The SAISC gets numerous suggestions and/or requests to supply the correct detail for a shop welded splice for beams. Some of the proposals include:

 

Figure 1:
Z step in the middle of the beam

Figure 2:
Z step along the flanges

Figure 3:
No Z step

Which would you choose?

In all cases we have assumed:

■ That the correct weld procedure specifications are in place.
■ That welders are trained and coded to work with those procedures i.e. we trust our welders.
■ All welds to be complete joint penetration (CJP or full penetration butt welds as we know them).
■ All welding consumables to be E70 or equivalent.
■ NDT will be carried out for highly (tensile) stressed components.

Figure 1 – Why not?

1. The basis of this Z shape is that the additional welding (all be it on the neutral axis of the beam) will make the connection ‘stronger’.
2. As an engineer looking at the stress distribution across the depth of the section you will expect and find that there is no stress on the neutral axis, so the weld will be of no benefit.
3. What about locked in welding stresses?
4. Which weld would you do first to minimise welding stress resulting from shrinkage when the weld pool solidifies and cools down? (weld sequence?)
5. Doing the weld C first leaving the rest of the web and flanges to follow.
6. Whatever sequence is followed the last weld will always be locked in and unable to contract during cooling resulting in (tensile) stresses in the weld. If they are large enough it will result in cracks in the welds.
7. Of the three examples this is not the worst case (see below figure 2)
8. Obviously, the extra welding means extra costs.

Figure 2 – Why not?

1. In this case, the extra welding does increase the connection strength. But what for? Having a weld strength exceeding the section strength is the same as having a strong link and otherwise weaker links elsewhere in the chain – it does not make the beam stronger.
2. The CJP welds under the flange will be very difficult to achieve.
3. The locked in stresses will be the worst for the three methods shown.

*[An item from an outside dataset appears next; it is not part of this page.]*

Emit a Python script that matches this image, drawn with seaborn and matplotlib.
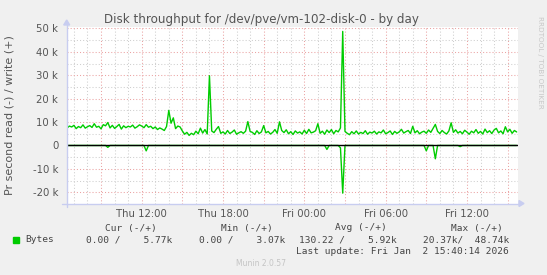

Figure 3 – Why yes, but what else do we need?

1. As the E70 welding consumables have an ultimate tensile strength that matches the strength of our S355JR steel, a CJP weld will be the same strength as the beam (all links in the chains are the same strength!)
2. The CJP needs the addition of mouse holes under the flange to make it possible to do the full penetration to the welds in the flanges (USA call them rat holes). AWS D 1.1 gives dimensions for the mouse holes (at least 25mm radius). The mouse holes make it possible to do the back grind into the root weld which is required to achieve CJP welds.

Figure 3a – Mouse holes shown
3. With the presence of the mouse holes, the shrinkage locked in weld stresses are minimised.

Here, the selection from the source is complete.